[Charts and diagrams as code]
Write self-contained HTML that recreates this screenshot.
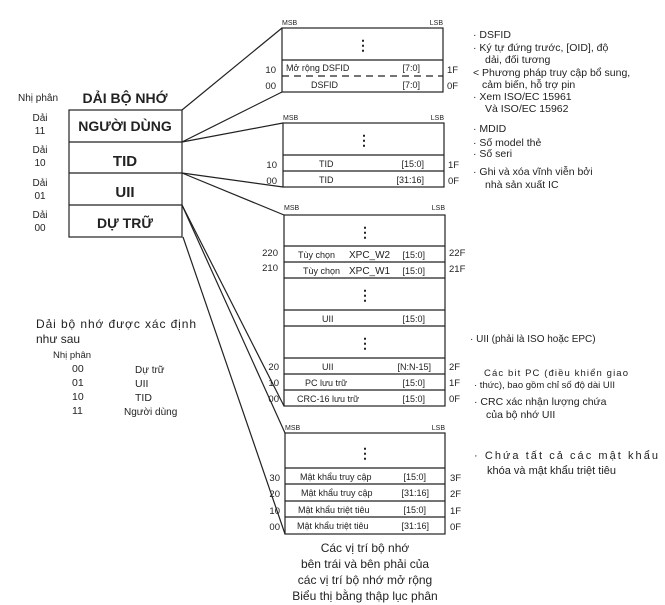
<!DOCTYPE html>
<html><head><meta charset="utf-8"><style>
body{margin:0;background:#fff}
svg{display:block}
text{font-family:"Liberation Sans",sans-serif;fill:#222}
</style></head><body>
<svg width="665" height="605" viewBox="0 0 665 605" xmlns="http://www.w3.org/2000/svg">
<g stroke="#222" stroke-width="1.2" fill="none">
<rect x="69" y="110" width="113" height="127"/>
<line x1="69" y1="142" x2="182" y2="142"/>
<line x1="69" y1="173" x2="182" y2="173"/>
<line x1="69" y1="205" x2="182" y2="205"/>
<line x1="182" y1="110" x2="282" y2="28"/>
<line x1="182" y1="142" x2="282" y2="92"/>
<line x1="182" y1="142" x2="283" y2="123"/>
<line x1="182" y1="173" x2="283" y2="187"/>
<line x1="182" y1="173" x2="284" y2="215"/>
<line x1="182" y1="205" x2="284" y2="406"/>
<line x1="182" y1="205" x2="285" y2="433"/>
<line x1="183" y1="237" x2="285" y2="534"/>
<rect x="282" y="28" width="161" height="64"/>
<line x1="282" y1="60" x2="443" y2="60"/>
<line x1="282" y1="76" x2="443" y2="76" stroke-dasharray="7,5"/>
<rect x="283" y="123" width="161" height="64"/>
<line x1="283" y1="155" x2="444" y2="155"/>
<line x1="283" y1="171" x2="444" y2="171"/>
<rect x="284" y="215" width="161" height="191"/>
<line x1="284" y1="246" x2="445" y2="246"/>
<line x1="284" y1="262" x2="445" y2="262"/>
<line x1="284" y1="278" x2="445" y2="278"/>
<line x1="284" y1="310" x2="445" y2="310"/>
<line x1="284" y1="326" x2="445" y2="326"/>
<line x1="284" y1="358" x2="445" y2="358"/>
<line x1="284" y1="374" x2="445" y2="374"/>
<line x1="284" y1="390" x2="445" y2="390"/>
<rect x="285" y="433" width="160" height="101"/>
<line x1="285" y1="468" x2="445" y2="468"/>
<line x1="285" y1="484" x2="445" y2="484"/>
<line x1="285" y1="501" x2="445" y2="501"/>
<line x1="285" y1="517" x2="445" y2="517"/>
</g>
<g font-size="15" font-weight="bold" text-anchor="middle">
<text x="125" y="103" font-size="14">DẢI BỘ NHỚ</text>
<text x="125" y="131" font-size="14">NGƯỜI DÙNG</text>
<text x="125" y="166">TID</text>
<text x="125" y="197">UII</text>
<text x="125" y="228" font-size="14">DỰ TRỮ</text>
</g>
<g font-size="10" fill="#444" text-anchor="middle">
<text x="38" y="101">Nhị phân</text>
<text x="40" y="121">Dải</text><text x="40" y="134">11</text>
<text x="40" y="153">Dải</text><text x="40" y="166">10</text>
<text x="40" y="186">Dải</text><text x="40" y="199">01</text>
<text x="40" y="218">Dải</text><text x="40" y="231">00</text>
</g>
<g font-size="14" text-anchor="middle" font-weight="bold">
<text x="363" y="50">⋮</text><text x="364" y="145">⋮</text>
<text x="365" y="237">⋮</text><text x="365" y="300">⋮</text><text x="365" y="348">⋮</text>
<text x="365" y="458">⋮</text>
</g>
<g font-size="7" fill="#333">
<text x="282" y="25">MSB</text><text x="443" y="25" text-anchor="end">LSB</text>
<text x="283" y="120">MSB</text><text x="444" y="120" text-anchor="end">LSB</text>
<text x="284" y="210">MSB</text><text x="445" y="210" text-anchor="end">LSB</text>
<text x="285" y="430">MSB</text><text x="445" y="430" text-anchor="end">LSB</text>
</g>
<g font-size="9">
<text x="286" y="71">Mở rộng DSFID</text><text x="420" y="71" text-anchor="end">[7:0]</text>
<text x="311" y="88">DSFID</text><text x="420" y="88" text-anchor="end">[7:0]</text>
<text x="319" y="167">TID</text><text x="424" y="167" text-anchor="end">[15:0]</text>
<text x="319" y="183">TID</text><text x="424" y="183" text-anchor="end">[31:16]</text>
<text x="298" y="258">Tùy chọn</text><text x="349" y="258" font-size="10">XPC_W2</text><text x="425" y="258" text-anchor="end">[15:0]</text>
<text x="303" y="274">Tùy chọn</text><text x="349" y="274" font-size="10">XPC_W1</text><text x="425" y="274" text-anchor="end">[15:0]</text>
<text x="322" y="322">UII</text><text x="425" y="322" text-anchor="end">[15:0]</text>
<text x="322" y="370">UII</text><text x="431" y="370" text-anchor="end">[N:N-15]</text>
<text x="305" y="386">PC lưu trữ</text><text x="425" y="386" text-anchor="end">[15:0]</text>
<text x="297" y="402">CRC-16 lưu trữ</text><text x="425" y="402" text-anchor="end">[15:0]</text>
<text x="300" y="480">Mật khẩu truy cập</text><text x="426" y="480" text-anchor="end">[15:0]</text>
<text x="301" y="496">Mật khẩu truy cập</text><text x="429" y="496" text-anchor="end">[31:16]</text>
<text x="298" y="513">Mật khẩu triệt tiêu</text><text x="426" y="513" text-anchor="end">[15:0]</text>
<text x="297" y="529">Mật khẩu triệt tiêu</text><text x="429" y="529" text-anchor="end">[31:16]</text>
</g>
<g font-size="9.5" fill="#333">
<text x="276" y="73" text-anchor="end">10</text><text x="276" y="89" text-anchor="end">00</text>
<text x="277" y="168" text-anchor="end">10</text><text x="277" y="184" text-anchor="end">00</text>
<text x="278" y="256" text-anchor="end">220</text><text x="278" y="271" text-anchor="end">210</text>
<text x="279" y="370" text-anchor="end">20</text><text x="279" y="386" text-anchor="end">10</text><text x="279" y="402" text-anchor="end">00</text>
<text x="280" y="481" text-anchor="end">30</text><text x="280" y="497" text-anchor="end">20</text><text x="280" y="514" text-anchor="end">10</text><text x="280" y="530" text-anchor="end">00</text>
<text x="447" y="73">1F</text><text x="447" y="89">0F</text>
<text x="448" y="168">1F</text><text x="448" y="184">0F</text>
<text x="449" y="256">22F</text><text x="449" y="272">21F</text>
<text x="449" y="370">2F</text><text x="449" y="386">1F</text><text x="449" y="402">0F</text>
<text x="450" y="481">3F</text><text x="450" y="497">2F</text><text x="450" y="514">1F</text><text x="450" y="530">0F</text>
</g>
<g font-size="10.5" fill="#333">
<text x="473" y="38">·  DSFID</text>
<text x="473" y="51">·  Ký tự đứng trước, [OID], độ</text>
<text x="485" y="63">dải, đối tương</text>
<text x="473" y="76">&lt; Phương pháp truy cập bổ sung,</text>
<text x="482" y="88">cảm biến, hỗ trợ pin</text>
<text x="473" y="100">·  Xem ISO/EC 15961</text>
<text x="485" y="112">Và ISO/EC 15962</text>
<text x="473" y="132">·  MDID</text>
<text x="473" y="146">·  Số model thẻ</text>
<text x="473" y="157">·  Số seri</text>
<text x="473" y="175">·  Ghi và xóa vĩnh viễn bởi</text>
<text x="485" y="188">nhà sản xuất IC</text>
<text x="470" y="342" font-size="10">·  UII (phải là ISO hoặc EPC)</text>
<text x="484" y="376" font-size="9.5" textLength="144">Các bit PC (điều khiển giao</text>
<text x="474" y="388" font-size="9.5">· thức), bao gồm chỉ số độ dài UII</text>
<text x="474" y="405">·  CRC xác nhận lượng chứa</text>
<text x="486" y="418">của bộ nhớ UII</text>
<text x="474" y="459" font-size="11" textLength="184">·  Chứa tất cả các mật khẩu</text>
<text x="487" y="474" font-size="11">khóa và mật khẩu triệt tiêu</text>
</g>
<g font-size="12" fill="#333" text-anchor="middle">
<text x="365" y="552">Các vị trí bộ nhớ</text>
<text x="365" y="568">bên trái và bên phải của</text>
<text x="365" y="584">các vị trí bộ nhớ mở rộng</text>
<text x="365" y="600">Biểu thị bằng thập lục phân</text>
</g>
<g fill="#333">
<text x="36" y="328" font-size="12" textLength="160">Dải bộ nhớ được xác định</text>
<text x="36" y="343" font-size="12">như sau</text>
<text x="53" y="358" font-size="9.5">Nhị phân</text>
<g font-size="10.5">
<text x="72" y="372">00</text><text x="135" y="373" font-size="10">Dự trữ</text>
<text x="72" y="386">01</text><text x="135" y="387">UII</text>
<text x="72" y="400">10</text><text x="135" y="401">TID</text>
<text x="72" y="414">11</text><text x="124" y="415" font-size="10">Người dùng</text>
</g>
</g>
</svg>
</body></html>
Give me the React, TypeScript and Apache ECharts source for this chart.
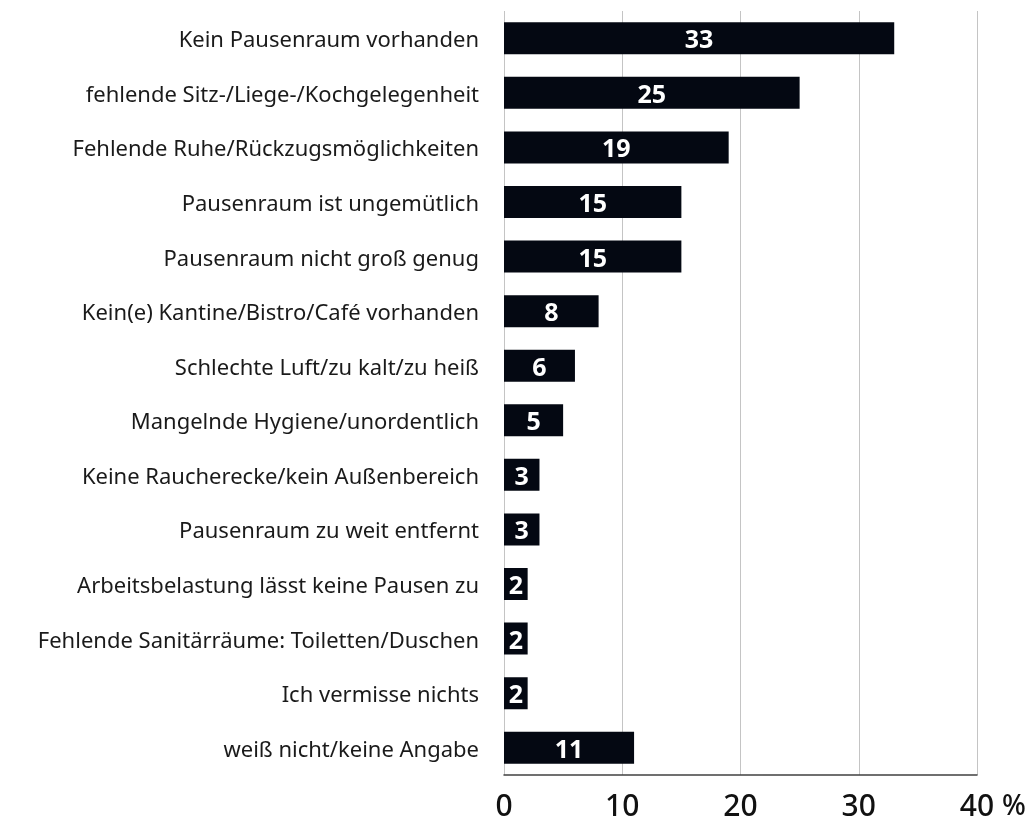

§ What needs to be done
Return every line above in which the string "this" occurs.

§ Answer for the task
Write self-contained HTML that recreates this screenshot.
Give me the React, TypeScript and Apache ECharts source for this chart.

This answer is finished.